- **Instructions to follow**: Skip pictures; extract every line from the one with "Give me the" through the one with "from matplotlib.colors import", exactly as written.

- **Data in this exercise**:
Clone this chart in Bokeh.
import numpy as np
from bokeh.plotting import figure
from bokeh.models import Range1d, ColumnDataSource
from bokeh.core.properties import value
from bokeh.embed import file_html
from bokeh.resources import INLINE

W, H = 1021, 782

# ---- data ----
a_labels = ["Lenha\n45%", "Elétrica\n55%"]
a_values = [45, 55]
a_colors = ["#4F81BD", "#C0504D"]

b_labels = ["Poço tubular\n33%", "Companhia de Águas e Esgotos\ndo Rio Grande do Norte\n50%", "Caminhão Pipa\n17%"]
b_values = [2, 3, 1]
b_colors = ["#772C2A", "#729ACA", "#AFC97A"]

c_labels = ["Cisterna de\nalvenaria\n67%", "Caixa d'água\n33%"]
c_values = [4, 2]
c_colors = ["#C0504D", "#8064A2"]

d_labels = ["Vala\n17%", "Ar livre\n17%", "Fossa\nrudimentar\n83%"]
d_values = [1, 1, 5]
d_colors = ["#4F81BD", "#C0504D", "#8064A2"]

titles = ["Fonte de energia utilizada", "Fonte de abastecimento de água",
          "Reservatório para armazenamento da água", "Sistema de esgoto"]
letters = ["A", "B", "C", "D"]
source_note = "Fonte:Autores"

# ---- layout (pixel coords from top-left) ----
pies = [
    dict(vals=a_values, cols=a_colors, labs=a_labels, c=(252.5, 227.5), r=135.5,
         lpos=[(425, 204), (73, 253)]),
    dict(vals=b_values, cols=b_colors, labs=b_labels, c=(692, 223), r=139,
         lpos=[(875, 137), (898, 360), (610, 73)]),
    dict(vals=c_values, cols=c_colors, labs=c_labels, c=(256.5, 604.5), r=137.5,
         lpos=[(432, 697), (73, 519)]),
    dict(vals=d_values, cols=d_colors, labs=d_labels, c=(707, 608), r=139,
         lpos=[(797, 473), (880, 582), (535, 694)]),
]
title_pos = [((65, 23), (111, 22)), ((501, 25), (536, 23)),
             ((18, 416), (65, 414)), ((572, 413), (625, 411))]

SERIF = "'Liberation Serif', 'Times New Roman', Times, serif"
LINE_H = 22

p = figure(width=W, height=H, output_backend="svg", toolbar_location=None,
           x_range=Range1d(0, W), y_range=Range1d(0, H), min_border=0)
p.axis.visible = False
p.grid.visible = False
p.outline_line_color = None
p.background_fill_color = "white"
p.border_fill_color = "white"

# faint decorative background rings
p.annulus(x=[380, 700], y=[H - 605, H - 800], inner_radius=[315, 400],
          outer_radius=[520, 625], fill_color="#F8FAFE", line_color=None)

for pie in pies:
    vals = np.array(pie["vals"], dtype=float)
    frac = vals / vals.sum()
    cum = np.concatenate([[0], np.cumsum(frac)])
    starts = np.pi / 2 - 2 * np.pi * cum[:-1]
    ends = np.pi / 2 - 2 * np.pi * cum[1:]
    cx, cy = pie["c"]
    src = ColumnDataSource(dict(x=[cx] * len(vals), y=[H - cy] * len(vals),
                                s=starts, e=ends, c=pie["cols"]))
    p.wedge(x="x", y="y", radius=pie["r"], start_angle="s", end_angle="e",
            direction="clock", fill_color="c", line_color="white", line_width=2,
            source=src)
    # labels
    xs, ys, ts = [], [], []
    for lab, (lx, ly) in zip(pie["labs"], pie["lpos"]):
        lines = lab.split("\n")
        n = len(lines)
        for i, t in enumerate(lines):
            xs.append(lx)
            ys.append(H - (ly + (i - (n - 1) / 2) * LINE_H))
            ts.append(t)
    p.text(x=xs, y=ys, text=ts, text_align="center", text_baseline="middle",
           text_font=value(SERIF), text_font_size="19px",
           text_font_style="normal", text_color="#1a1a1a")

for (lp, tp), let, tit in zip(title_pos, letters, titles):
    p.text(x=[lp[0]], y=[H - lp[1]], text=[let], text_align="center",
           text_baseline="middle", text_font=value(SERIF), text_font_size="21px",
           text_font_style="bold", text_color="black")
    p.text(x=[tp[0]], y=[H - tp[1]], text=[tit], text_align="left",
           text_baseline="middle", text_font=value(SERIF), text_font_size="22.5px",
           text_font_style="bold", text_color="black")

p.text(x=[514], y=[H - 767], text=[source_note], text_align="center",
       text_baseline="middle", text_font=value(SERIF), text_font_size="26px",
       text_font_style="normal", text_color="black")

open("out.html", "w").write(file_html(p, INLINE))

* * *

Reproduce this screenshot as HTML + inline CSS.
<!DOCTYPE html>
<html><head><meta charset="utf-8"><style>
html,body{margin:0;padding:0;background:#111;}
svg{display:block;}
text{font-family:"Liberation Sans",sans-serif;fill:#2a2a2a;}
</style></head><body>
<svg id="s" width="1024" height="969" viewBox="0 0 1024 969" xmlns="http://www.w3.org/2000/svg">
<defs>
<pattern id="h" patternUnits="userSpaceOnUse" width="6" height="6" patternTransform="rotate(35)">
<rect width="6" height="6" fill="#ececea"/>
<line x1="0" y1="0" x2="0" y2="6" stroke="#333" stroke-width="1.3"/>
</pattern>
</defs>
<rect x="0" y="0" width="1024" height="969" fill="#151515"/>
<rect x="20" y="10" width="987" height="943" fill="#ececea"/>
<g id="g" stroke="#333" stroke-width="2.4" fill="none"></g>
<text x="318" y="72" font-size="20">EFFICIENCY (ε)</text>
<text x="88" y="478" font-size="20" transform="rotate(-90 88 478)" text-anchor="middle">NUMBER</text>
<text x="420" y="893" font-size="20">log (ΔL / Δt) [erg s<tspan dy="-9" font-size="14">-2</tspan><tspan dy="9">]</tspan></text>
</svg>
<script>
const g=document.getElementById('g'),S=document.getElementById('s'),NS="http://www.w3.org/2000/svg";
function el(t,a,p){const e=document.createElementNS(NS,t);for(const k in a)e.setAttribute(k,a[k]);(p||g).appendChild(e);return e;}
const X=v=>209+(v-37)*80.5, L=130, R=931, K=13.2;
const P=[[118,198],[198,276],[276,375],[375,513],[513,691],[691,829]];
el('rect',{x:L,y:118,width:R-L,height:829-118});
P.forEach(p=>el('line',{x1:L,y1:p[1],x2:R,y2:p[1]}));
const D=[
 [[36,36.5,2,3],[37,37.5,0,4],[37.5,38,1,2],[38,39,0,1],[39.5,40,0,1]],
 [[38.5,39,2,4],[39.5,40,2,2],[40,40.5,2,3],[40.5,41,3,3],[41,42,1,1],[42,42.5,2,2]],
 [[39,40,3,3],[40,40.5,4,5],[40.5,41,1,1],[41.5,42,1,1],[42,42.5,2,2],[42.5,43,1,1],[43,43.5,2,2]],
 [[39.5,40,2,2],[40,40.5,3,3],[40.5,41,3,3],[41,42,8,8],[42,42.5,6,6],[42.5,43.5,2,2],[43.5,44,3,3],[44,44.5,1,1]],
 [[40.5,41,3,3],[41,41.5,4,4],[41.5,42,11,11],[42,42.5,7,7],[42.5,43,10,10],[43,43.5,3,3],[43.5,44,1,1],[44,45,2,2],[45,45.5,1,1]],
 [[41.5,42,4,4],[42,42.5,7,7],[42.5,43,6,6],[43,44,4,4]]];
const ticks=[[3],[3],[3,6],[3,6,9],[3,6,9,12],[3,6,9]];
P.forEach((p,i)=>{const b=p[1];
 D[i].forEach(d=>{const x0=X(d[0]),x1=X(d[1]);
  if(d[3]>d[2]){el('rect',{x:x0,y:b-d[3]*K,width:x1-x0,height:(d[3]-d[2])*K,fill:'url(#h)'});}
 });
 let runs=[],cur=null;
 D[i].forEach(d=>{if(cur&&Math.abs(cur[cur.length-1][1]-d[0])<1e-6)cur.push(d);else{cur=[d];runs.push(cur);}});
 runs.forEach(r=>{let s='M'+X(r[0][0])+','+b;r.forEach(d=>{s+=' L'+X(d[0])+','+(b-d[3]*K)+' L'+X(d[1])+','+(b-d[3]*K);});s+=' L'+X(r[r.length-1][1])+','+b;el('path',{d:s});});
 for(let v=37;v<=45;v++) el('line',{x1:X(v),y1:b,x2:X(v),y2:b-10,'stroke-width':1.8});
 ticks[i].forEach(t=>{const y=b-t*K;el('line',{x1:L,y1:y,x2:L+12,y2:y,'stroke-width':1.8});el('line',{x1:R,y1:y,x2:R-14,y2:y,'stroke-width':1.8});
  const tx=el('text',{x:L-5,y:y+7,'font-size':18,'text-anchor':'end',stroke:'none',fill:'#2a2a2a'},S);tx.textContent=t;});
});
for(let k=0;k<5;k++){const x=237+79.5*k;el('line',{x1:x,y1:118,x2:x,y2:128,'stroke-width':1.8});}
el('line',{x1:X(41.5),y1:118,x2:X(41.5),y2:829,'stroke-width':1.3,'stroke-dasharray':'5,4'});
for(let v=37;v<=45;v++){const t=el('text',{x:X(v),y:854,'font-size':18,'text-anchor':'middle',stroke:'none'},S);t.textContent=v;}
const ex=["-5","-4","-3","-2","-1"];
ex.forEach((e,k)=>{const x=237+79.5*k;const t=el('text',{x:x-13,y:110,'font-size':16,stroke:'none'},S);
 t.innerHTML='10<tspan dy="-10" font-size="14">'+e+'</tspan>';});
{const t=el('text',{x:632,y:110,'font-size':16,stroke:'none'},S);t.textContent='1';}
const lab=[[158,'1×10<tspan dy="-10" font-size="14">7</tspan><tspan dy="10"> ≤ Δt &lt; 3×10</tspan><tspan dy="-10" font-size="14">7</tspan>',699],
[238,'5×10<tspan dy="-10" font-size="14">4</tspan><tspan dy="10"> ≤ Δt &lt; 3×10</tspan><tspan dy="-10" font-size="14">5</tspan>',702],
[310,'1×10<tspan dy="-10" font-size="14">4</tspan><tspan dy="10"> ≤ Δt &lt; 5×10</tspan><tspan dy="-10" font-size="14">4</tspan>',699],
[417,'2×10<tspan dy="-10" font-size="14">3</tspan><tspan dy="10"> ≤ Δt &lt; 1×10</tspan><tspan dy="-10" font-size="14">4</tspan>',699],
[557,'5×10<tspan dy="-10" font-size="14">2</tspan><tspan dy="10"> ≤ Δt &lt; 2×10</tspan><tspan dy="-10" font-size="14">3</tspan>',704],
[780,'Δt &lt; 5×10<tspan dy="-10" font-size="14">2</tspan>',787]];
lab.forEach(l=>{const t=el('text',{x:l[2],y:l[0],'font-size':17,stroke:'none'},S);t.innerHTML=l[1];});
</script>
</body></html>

---

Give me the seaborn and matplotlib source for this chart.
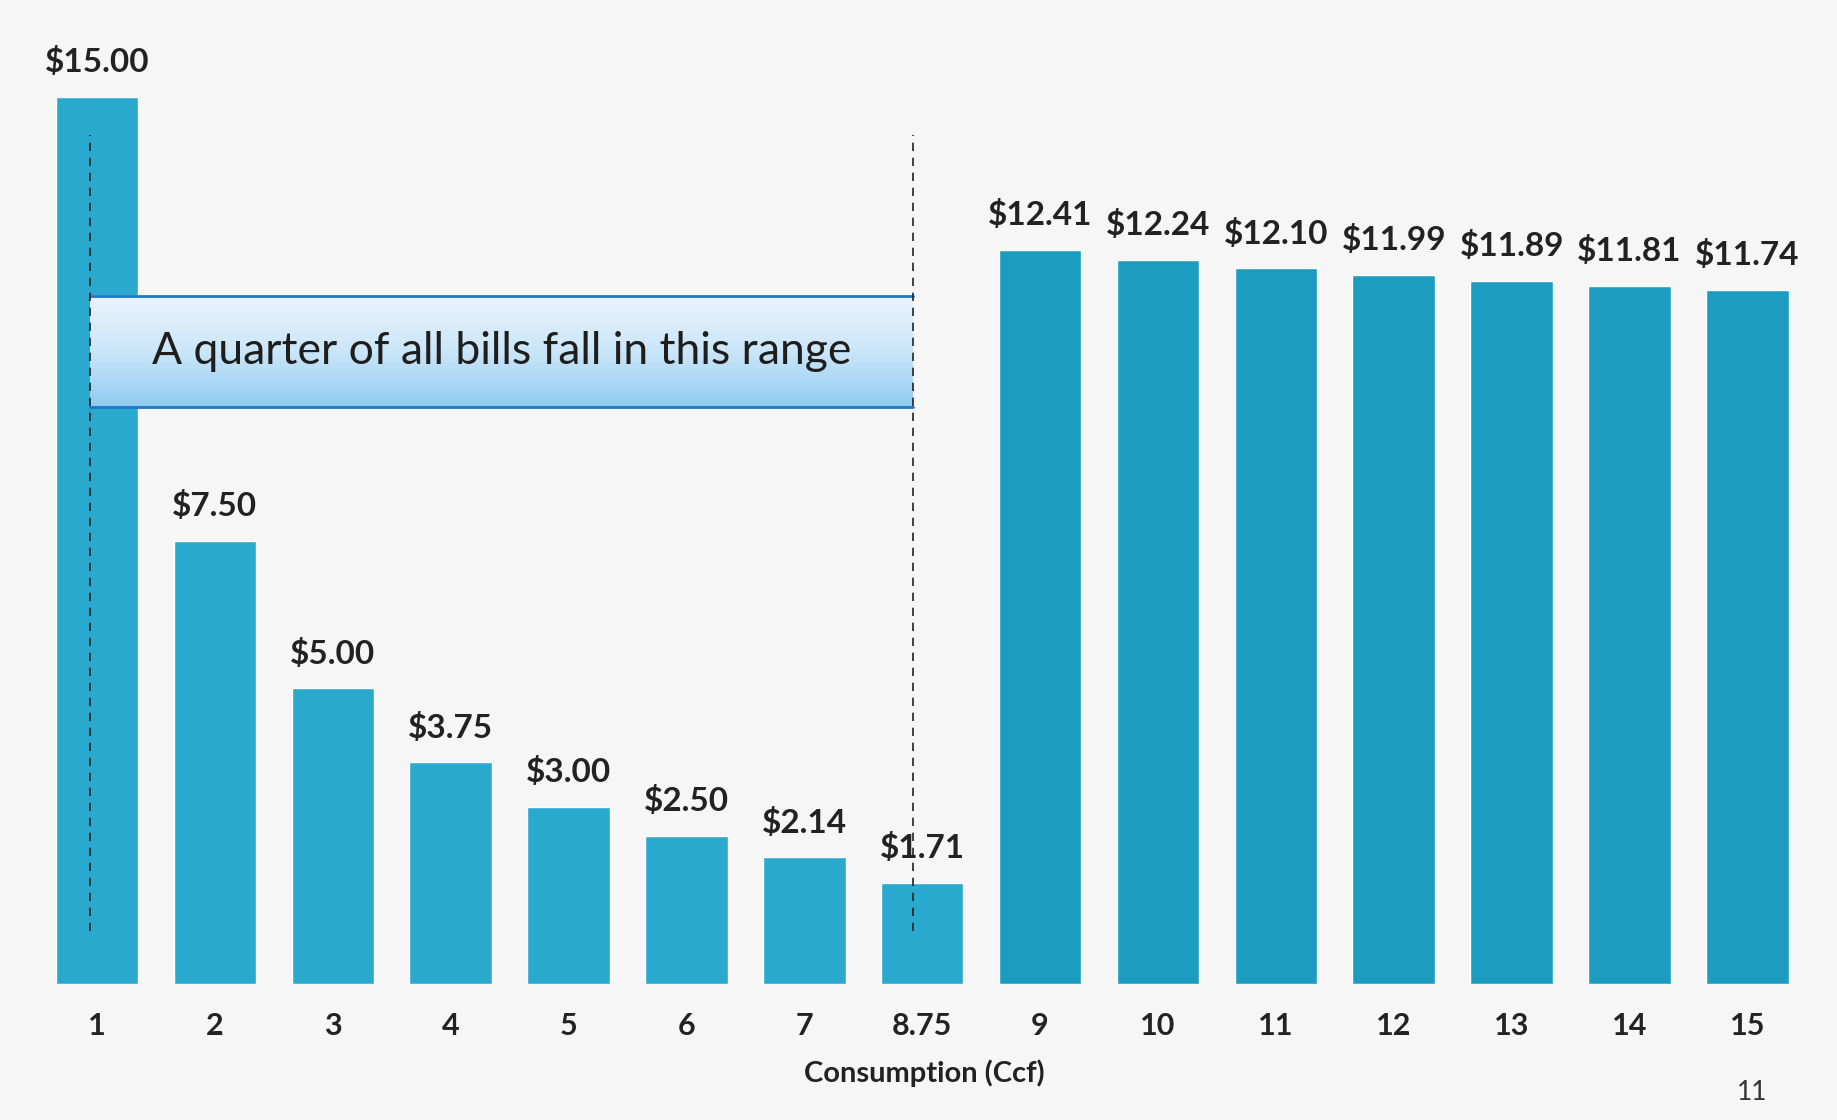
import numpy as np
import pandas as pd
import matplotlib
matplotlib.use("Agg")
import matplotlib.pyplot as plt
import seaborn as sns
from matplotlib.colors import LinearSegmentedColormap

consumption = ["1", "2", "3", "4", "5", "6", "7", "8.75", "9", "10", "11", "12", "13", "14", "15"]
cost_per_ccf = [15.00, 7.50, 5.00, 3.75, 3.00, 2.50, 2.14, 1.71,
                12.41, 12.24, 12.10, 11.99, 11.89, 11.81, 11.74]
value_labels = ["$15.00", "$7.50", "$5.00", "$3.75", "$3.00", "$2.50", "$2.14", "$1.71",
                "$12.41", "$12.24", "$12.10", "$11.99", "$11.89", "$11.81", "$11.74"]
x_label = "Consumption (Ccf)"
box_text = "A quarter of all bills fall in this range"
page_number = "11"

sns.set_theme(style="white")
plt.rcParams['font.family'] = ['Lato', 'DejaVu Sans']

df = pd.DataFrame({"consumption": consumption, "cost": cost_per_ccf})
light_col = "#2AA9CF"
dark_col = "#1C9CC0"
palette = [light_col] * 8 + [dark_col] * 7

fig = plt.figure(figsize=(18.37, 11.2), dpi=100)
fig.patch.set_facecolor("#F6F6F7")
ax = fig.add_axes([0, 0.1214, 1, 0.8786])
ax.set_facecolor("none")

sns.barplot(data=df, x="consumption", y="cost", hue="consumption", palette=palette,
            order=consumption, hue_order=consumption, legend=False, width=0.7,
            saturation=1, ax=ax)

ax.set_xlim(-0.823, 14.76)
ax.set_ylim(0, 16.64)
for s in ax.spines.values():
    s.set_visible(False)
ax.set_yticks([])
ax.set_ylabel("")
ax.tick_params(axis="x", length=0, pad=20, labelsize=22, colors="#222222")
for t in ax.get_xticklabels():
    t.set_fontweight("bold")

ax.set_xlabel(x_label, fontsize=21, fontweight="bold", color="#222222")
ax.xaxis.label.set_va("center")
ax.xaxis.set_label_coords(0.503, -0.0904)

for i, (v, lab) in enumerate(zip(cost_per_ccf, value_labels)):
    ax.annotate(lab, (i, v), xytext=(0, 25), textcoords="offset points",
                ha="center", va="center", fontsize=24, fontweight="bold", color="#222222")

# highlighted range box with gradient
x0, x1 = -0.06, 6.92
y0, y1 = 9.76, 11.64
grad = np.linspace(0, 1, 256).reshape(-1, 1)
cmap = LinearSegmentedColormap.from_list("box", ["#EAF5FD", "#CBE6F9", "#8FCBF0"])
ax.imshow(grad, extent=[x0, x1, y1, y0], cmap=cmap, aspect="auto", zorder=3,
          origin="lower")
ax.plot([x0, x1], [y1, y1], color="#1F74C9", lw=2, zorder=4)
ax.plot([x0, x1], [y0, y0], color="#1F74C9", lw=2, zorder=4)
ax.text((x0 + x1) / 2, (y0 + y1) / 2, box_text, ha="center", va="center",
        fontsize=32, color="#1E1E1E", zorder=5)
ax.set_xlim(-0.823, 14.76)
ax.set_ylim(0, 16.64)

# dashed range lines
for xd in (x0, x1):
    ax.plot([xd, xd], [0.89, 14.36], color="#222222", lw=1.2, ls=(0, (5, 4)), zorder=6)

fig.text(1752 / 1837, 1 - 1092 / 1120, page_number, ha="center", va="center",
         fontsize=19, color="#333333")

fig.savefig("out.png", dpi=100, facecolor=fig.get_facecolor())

- **In response**:
Give me the seaborn and matplotlib source for this chart.
import numpy as np
import pandas as pd
import matplotlib
matplotlib.use("Agg")
import matplotlib.pyplot as plt
import seaborn as sns
from matplotlib.colors import LinearSegmentedColormap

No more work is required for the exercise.